(Exercise details) Copy exactly the lines from the start of the material through the line with "def fy(y): return 1 - y / H". Pictures stay out of the copy.

** BEGIN Excerpted records **

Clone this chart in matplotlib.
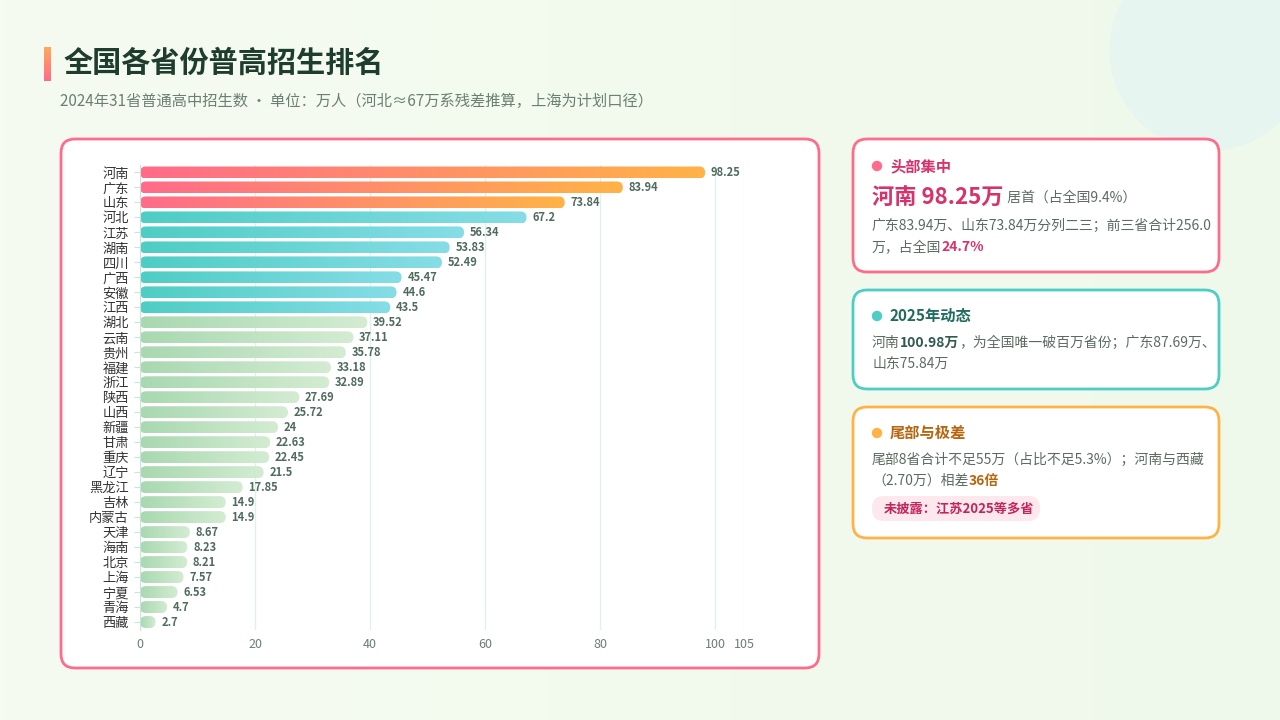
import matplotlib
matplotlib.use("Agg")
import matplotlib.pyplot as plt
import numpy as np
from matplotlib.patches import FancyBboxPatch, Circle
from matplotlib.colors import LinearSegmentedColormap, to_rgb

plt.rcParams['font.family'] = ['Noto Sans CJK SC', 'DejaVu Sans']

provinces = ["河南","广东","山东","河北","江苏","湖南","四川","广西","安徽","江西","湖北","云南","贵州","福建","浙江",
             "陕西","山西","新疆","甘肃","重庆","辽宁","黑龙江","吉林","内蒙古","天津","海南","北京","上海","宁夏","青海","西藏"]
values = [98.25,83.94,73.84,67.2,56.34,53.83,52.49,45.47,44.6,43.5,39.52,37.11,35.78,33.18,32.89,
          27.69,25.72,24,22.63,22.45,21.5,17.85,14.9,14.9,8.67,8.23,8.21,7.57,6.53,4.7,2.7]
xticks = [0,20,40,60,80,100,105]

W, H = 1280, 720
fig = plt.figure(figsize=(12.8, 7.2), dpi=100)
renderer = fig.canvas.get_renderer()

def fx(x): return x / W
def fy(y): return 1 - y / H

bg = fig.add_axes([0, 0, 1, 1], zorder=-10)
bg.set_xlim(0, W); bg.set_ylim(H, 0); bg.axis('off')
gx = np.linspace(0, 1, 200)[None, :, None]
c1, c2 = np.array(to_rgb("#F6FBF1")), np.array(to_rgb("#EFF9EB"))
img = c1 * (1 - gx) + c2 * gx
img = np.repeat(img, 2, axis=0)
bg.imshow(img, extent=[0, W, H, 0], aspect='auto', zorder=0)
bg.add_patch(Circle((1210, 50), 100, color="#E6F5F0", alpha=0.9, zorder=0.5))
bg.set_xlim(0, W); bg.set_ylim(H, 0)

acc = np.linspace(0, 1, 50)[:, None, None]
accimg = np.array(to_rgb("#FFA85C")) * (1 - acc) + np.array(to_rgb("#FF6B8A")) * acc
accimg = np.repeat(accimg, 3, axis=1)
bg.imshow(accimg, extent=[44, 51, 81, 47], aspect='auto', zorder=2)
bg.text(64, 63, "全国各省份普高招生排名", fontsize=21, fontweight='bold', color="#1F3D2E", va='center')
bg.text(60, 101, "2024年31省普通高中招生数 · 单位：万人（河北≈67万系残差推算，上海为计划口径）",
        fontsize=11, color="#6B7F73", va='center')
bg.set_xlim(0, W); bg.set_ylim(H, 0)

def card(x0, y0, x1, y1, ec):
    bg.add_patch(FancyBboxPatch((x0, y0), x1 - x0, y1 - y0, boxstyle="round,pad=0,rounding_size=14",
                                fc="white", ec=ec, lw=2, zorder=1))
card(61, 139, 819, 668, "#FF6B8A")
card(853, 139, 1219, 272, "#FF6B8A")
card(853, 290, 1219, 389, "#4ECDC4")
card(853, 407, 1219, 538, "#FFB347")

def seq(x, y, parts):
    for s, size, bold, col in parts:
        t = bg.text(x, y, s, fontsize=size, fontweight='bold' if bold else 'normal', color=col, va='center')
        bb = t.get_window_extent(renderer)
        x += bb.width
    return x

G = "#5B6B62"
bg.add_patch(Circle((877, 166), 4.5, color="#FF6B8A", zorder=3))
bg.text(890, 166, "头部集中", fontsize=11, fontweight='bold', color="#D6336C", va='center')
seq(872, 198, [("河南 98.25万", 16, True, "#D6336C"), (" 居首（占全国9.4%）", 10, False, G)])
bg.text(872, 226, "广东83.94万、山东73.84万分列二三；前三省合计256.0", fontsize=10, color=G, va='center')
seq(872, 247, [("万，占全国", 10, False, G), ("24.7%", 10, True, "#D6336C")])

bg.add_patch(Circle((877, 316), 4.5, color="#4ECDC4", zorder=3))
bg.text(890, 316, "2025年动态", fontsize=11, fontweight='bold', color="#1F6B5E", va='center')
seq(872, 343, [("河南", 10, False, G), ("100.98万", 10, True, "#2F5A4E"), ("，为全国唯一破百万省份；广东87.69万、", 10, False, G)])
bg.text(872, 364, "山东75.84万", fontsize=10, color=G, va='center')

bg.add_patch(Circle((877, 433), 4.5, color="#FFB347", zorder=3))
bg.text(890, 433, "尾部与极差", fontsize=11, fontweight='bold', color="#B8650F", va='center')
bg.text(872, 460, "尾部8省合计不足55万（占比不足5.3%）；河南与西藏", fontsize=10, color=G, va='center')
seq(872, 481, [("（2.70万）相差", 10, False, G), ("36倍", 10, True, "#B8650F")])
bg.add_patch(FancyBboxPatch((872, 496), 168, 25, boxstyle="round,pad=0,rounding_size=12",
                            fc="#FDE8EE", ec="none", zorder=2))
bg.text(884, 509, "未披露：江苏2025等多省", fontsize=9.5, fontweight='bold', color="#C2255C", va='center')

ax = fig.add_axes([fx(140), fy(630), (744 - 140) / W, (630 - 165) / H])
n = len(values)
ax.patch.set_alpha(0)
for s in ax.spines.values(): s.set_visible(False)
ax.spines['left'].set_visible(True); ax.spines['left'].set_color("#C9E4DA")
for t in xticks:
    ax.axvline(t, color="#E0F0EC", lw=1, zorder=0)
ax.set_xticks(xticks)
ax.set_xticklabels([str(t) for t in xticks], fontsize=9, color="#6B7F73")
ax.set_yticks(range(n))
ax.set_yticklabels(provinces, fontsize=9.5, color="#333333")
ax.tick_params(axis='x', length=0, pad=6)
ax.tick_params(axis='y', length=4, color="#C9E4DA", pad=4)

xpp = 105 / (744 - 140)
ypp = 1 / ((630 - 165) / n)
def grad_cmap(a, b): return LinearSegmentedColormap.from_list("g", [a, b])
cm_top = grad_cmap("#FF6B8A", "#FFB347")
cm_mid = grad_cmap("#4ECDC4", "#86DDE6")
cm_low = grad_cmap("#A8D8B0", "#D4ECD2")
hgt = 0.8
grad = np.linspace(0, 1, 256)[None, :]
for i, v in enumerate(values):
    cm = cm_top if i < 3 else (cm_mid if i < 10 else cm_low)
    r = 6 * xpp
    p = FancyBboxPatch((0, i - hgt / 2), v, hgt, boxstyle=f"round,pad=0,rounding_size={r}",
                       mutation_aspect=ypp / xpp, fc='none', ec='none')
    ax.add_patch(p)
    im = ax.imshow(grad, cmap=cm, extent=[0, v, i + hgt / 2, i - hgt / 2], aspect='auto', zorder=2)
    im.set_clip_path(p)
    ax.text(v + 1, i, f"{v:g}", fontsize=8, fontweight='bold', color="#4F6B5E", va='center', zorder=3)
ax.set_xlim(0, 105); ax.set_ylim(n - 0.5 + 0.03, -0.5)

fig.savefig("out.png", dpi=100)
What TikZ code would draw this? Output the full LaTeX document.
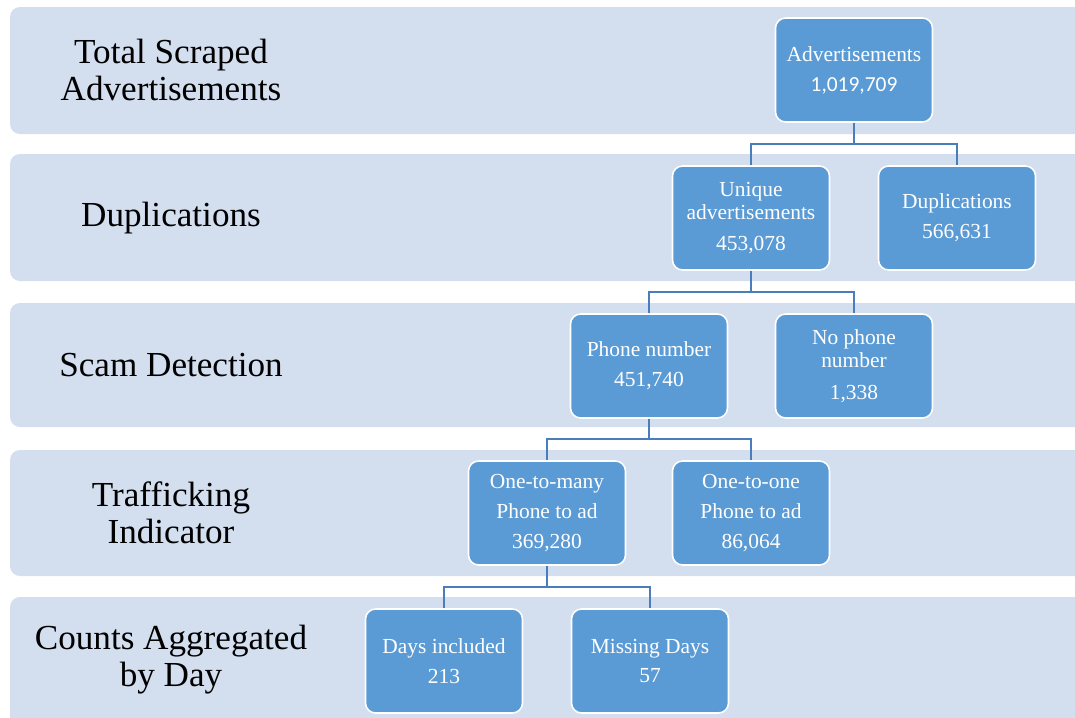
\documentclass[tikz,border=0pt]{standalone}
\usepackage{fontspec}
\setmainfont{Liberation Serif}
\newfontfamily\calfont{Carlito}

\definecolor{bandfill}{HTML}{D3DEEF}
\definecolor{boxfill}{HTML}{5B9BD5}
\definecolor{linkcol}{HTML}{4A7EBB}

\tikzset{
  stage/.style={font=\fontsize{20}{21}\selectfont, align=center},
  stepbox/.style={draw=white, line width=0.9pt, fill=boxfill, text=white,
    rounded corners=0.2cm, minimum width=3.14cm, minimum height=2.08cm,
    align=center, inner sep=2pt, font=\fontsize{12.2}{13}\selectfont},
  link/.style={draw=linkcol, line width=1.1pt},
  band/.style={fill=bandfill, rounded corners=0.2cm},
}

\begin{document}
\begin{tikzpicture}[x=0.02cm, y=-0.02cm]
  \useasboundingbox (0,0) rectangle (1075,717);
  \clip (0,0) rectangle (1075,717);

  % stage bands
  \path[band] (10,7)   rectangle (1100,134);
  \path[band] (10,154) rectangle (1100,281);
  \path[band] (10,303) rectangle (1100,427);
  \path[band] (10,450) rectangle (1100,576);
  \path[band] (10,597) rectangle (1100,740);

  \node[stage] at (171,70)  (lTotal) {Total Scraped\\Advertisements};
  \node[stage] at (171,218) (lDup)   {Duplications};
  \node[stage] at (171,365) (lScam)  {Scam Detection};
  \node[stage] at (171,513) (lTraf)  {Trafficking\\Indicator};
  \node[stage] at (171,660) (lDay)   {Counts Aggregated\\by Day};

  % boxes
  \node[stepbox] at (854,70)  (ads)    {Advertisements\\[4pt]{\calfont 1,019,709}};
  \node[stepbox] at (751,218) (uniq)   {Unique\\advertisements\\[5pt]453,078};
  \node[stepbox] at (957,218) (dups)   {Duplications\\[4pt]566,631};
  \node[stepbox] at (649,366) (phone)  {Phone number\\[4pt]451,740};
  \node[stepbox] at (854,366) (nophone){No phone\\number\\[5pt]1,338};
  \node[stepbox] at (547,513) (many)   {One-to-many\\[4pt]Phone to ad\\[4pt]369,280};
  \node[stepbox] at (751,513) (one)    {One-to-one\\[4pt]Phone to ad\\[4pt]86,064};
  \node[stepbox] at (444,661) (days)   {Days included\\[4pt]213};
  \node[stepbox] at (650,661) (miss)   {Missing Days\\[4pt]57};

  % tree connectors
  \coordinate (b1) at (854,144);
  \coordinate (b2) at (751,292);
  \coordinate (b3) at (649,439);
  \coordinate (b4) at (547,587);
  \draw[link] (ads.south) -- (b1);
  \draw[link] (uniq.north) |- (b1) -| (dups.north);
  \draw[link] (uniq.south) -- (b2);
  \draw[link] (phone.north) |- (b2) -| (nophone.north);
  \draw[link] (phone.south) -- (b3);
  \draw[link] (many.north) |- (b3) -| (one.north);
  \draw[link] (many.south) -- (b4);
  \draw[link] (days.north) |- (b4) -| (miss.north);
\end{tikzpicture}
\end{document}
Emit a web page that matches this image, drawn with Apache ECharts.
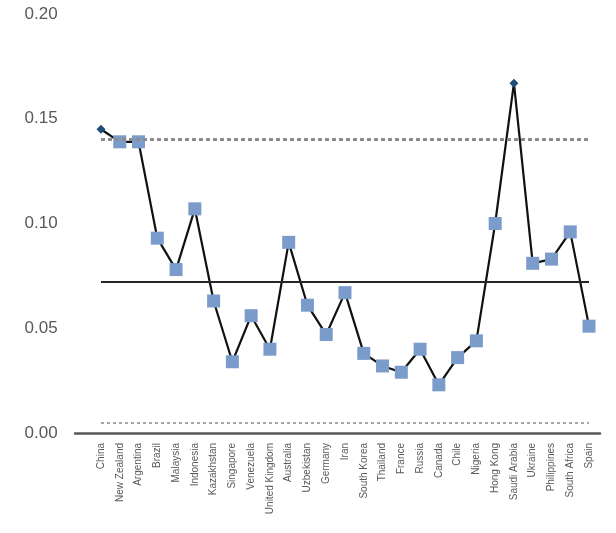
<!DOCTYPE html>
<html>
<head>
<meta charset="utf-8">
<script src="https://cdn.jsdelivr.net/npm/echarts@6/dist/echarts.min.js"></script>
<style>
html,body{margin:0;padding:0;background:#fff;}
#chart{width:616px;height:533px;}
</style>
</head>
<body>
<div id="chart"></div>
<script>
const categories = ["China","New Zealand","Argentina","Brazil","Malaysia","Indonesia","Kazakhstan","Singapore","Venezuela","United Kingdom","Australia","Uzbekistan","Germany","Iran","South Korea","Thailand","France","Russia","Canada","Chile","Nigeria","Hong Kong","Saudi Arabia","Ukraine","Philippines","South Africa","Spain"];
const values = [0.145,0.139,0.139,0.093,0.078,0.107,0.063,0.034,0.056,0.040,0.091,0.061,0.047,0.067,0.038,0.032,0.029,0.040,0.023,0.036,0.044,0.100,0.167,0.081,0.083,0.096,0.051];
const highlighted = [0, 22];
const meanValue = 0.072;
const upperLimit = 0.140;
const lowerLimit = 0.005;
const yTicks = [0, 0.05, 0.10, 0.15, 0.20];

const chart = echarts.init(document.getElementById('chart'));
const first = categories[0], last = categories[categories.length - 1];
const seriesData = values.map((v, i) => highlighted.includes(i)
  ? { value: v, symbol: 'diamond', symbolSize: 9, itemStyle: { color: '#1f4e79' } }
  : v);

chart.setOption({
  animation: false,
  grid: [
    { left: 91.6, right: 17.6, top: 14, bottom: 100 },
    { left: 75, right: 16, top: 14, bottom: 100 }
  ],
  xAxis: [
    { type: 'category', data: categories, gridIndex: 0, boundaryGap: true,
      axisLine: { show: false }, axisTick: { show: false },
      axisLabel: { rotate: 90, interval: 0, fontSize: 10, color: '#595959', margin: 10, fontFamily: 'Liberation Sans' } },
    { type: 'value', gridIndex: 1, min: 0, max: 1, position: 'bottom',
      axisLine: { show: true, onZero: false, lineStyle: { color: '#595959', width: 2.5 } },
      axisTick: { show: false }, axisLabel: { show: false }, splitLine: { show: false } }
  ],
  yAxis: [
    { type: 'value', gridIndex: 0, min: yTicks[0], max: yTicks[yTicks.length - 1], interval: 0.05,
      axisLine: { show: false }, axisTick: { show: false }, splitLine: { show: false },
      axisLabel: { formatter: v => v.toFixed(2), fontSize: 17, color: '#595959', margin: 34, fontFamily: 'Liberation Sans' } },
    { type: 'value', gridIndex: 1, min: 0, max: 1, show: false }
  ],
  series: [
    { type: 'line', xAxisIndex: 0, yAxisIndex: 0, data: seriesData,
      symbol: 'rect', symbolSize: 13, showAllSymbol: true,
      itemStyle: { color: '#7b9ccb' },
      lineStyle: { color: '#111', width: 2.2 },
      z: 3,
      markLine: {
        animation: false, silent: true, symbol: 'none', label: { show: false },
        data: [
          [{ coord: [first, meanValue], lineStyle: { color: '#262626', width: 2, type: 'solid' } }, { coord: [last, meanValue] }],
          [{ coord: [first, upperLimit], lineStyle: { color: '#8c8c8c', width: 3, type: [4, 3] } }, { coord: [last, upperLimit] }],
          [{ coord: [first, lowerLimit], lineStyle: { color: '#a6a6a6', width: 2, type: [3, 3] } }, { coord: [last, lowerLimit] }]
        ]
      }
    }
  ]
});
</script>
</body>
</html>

** END Excerpted records **

(Problem solution)
Clone this chart in matplotlib.
import matplotlib
matplotlib.use("Agg")
import matplotlib.pyplot as plt
import numpy as np
from matplotlib.patches import FancyBboxPatch, Circle
from matplotlib.colors import LinearSegmentedColormap, to_rgb

plt.rcParams['font.family'] = ['Noto Sans CJK SC', 'DejaVu Sans']

provinces = ["河南","广东","山东","河北","江苏","湖南","四川","广西","安徽","江西","湖北","云南","贵州","福建","浙江",
             "陕西","山西","新疆","甘肃","重庆","辽宁","黑龙江","吉林","内蒙古","天津","海南","北京","上海","宁夏","青海","西藏"]
values = [98.25,83.94,73.84,67.2,56.34,53.83,52.49,45.47,44.6,43.5,39.52,37.11,35.78,33.18,32.89,
          27.69,25.72,24,22.63,22.45,21.5,17.85,14.9,14.9,8.67,8.23,8.21,7.57,6.53,4.7,2.7]
xticks = [0,20,40,60,80,100,105]

W, H = 1280, 720
fig = plt.figure(figsize=(12.8, 7.2), dpi=100)
renderer = fig.canvas.get_renderer()

def fx(x): return x / W
def fy(y): return 1 - y / H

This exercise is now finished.